Data records
━━━━━━━━━━
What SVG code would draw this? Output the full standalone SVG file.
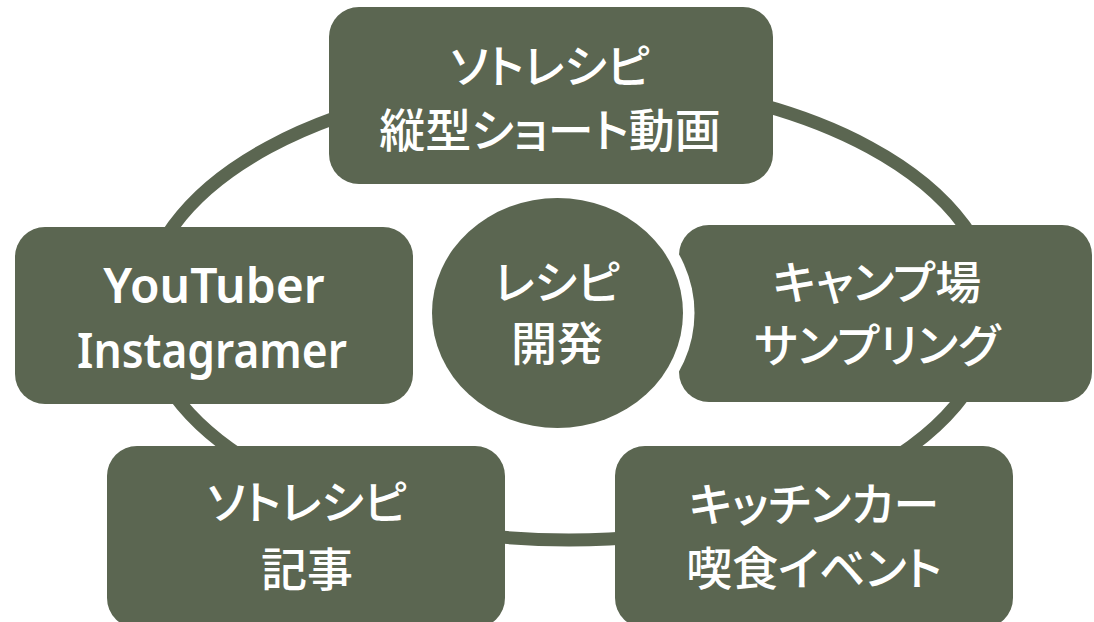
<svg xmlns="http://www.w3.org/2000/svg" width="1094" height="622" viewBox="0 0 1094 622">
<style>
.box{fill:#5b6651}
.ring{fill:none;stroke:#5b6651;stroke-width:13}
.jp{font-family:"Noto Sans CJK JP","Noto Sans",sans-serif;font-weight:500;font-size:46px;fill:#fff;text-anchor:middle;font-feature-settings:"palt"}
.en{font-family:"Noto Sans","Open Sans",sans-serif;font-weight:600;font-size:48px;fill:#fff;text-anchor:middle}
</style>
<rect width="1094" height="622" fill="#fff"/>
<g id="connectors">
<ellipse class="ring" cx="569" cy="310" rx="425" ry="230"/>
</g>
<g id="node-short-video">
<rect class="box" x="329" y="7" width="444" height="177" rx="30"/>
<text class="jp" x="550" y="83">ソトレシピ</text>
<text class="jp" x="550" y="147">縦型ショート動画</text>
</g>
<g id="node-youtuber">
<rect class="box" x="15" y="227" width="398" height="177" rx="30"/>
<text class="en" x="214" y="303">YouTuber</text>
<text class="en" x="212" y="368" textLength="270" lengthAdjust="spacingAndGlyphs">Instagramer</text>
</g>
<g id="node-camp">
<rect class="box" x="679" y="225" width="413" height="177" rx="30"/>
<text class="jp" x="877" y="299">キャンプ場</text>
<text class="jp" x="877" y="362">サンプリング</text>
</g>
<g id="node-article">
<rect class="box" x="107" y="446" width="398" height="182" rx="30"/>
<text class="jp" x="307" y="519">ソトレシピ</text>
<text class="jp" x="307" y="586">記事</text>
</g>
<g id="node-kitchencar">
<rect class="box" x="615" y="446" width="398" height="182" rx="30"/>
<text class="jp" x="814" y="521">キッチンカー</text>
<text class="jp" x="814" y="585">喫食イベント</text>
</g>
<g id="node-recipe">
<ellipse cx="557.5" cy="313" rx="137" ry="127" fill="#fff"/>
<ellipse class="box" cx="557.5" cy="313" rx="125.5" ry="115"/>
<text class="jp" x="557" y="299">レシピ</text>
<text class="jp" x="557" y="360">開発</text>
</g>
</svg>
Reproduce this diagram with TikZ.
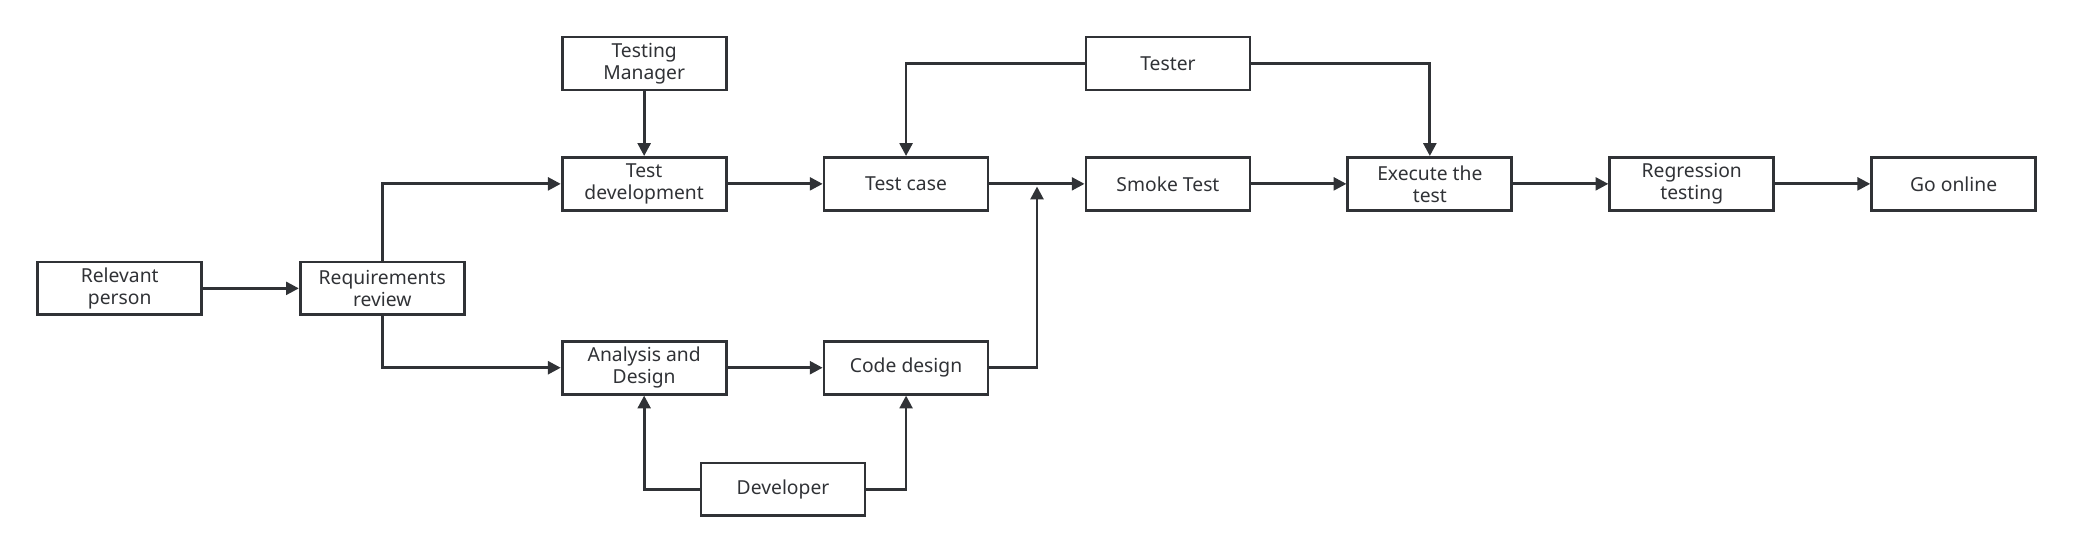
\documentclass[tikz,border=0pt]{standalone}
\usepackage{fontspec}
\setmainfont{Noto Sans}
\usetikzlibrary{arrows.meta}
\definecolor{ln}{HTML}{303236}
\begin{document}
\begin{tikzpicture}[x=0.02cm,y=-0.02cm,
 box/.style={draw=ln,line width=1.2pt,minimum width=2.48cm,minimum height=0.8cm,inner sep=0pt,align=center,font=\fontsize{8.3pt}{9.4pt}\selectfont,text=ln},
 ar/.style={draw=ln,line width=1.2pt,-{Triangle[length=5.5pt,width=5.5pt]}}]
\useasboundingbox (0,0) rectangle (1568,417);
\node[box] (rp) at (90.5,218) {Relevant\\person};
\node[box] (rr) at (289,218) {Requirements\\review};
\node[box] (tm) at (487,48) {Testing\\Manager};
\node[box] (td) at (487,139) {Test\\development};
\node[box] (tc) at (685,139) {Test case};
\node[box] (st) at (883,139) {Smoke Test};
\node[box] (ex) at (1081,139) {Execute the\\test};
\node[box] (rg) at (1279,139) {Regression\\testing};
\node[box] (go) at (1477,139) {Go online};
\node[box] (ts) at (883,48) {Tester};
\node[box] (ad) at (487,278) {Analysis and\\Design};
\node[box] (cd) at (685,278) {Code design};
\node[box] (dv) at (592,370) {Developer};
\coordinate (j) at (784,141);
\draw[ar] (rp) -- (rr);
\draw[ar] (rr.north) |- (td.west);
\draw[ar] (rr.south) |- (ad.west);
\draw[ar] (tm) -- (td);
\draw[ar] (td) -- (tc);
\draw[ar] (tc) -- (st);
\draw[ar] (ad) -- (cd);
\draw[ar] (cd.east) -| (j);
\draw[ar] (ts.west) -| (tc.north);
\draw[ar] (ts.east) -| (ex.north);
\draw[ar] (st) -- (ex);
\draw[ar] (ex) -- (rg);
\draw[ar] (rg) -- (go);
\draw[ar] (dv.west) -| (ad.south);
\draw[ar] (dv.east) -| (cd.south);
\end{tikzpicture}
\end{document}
━━━━━━━━━━
### DO THIS
The entries above are to be returned exactly, without their pictures.

### THE ANSWER
What SVG code would draw this? Output the full standalone SVG file.
<svg xmlns="http://www.w3.org/2000/svg" width="1094" height="622" viewBox="0 0 1094 622">
<style>
.box{fill:#5b6651}
.ring{fill:none;stroke:#5b6651;stroke-width:13}
.jp{font-family:"Noto Sans CJK JP","Noto Sans",sans-serif;font-weight:500;font-size:46px;fill:#fff;text-anchor:middle;font-feature-settings:"palt"}
.en{font-family:"Noto Sans","Open Sans",sans-serif;font-weight:600;font-size:48px;fill:#fff;text-anchor:middle}
</style>
<rect width="1094" height="622" fill="#fff"/>
<g id="connectors">
<ellipse class="ring" cx="569" cy="310" rx="425" ry="230"/>
</g>
<g id="node-short-video">
<rect class="box" x="329" y="7" width="444" height="177" rx="30"/>
<text class="jp" x="550" y="83">ソトレシピ</text>
<text class="jp" x="550" y="147">縦型ショート動画</text>
</g>
<g id="node-youtuber">
<rect class="box" x="15" y="227" width="398" height="177" rx="30"/>
<text class="en" x="214" y="303">YouTuber</text>
<text class="en" x="212" y="368" textLength="270" lengthAdjust="spacingAndGlyphs">Instagramer</text>
</g>
<g id="node-camp">
<rect class="box" x="679" y="225" width="413" height="177" rx="30"/>
<text class="jp" x="877" y="299">キャンプ場</text>
<text class="jp" x="877" y="362">サンプリング</text>
</g>
<g id="node-article">
<rect class="box" x="107" y="446" width="398" height="182" rx="30"/>
<text class="jp" x="307" y="519">ソトレシピ</text>
<text class="jp" x="307" y="586">記事</text>
</g>
<g id="node-kitchencar">
<rect class="box" x="615" y="446" width="398" height="182" rx="30"/>
<text class="jp" x="814" y="521">キッチンカー</text>
<text class="jp" x="814" y="585">喫食イベント</text>
</g>
<g id="node-recipe">
<ellipse cx="557.5" cy="313" rx="137" ry="127" fill="#fff"/>
<ellipse class="box" cx="557.5" cy="313" rx="125.5" ry="115"/>
<text class="jp" x="557" y="299">レシピ</text>
<text class="jp" x="557" y="360">開発</text>
</g>
</svg>
Reproduce this diagram with TikZ.
\documentclass[tikz,border=0pt]{standalone}
\usepackage{fontspec}
\setmainfont{Noto Sans}
\usetikzlibrary{arrows.meta}
\definecolor{ln}{HTML}{303236}
\begin{document}
\begin{tikzpicture}[x=0.02cm,y=-0.02cm,
 box/.style={draw=ln,line width=1.2pt,minimum width=2.48cm,minimum height=0.8cm,inner sep=0pt,align=center,font=\fontsize{8.3pt}{9.4pt}\selectfont,text=ln},
 ar/.style={draw=ln,line width=1.2pt,-{Triangle[length=5.5pt,width=5.5pt]}}]
\useasboundingbox (0,0) rectangle (1568,417);
\node[box] (rp) at (90.5,218) {Relevant\\person};
\node[box] (rr) at (289,218) {Requirements\\review};
\node[box] (tm) at (487,48) {Testing\\Manager};
\node[box] (td) at (487,139) {Test\\development};
\node[box] (tc) at (685,139) {Test case};
\node[box] (st) at (883,139) {Smoke Test};
\node[box] (ex) at (1081,139) {Execute the\\test};
\node[box] (rg) at (1279,139) {Regression\\testing};
\node[box] (go) at (1477,139) {Go online};
\node[box] (ts) at (883,48) {Tester};
\node[box] (ad) at (487,278) {Analysis and\\Design};
\node[box] (cd) at (685,278) {Code design};
\node[box] (dv) at (592,370) {Developer};
\coordinate (j) at (784,141);
\draw[ar] (rp) -- (rr);
\draw[ar] (rr.north) |- (td.west);
\draw[ar] (rr.south) |- (ad.west);
\draw[ar] (tm) -- (td);
\draw[ar] (td) -- (tc);
\draw[ar] (tc) -- (st);
\draw[ar] (ad) -- (cd);
\draw[ar] (cd.east) -| (j);
\draw[ar] (ts.west) -| (tc.north);
\draw[ar] (ts.east) -| (ex.north);
\draw[ar] (st) -- (ex);
\draw[ar] (ex) -- (rg);
\draw[ar] (rg) -- (go);
\draw[ar] (dv.west) -| (ad.south);
\draw[ar] (dv.east) -| (cd.south);
\end{tikzpicture}
\end{document}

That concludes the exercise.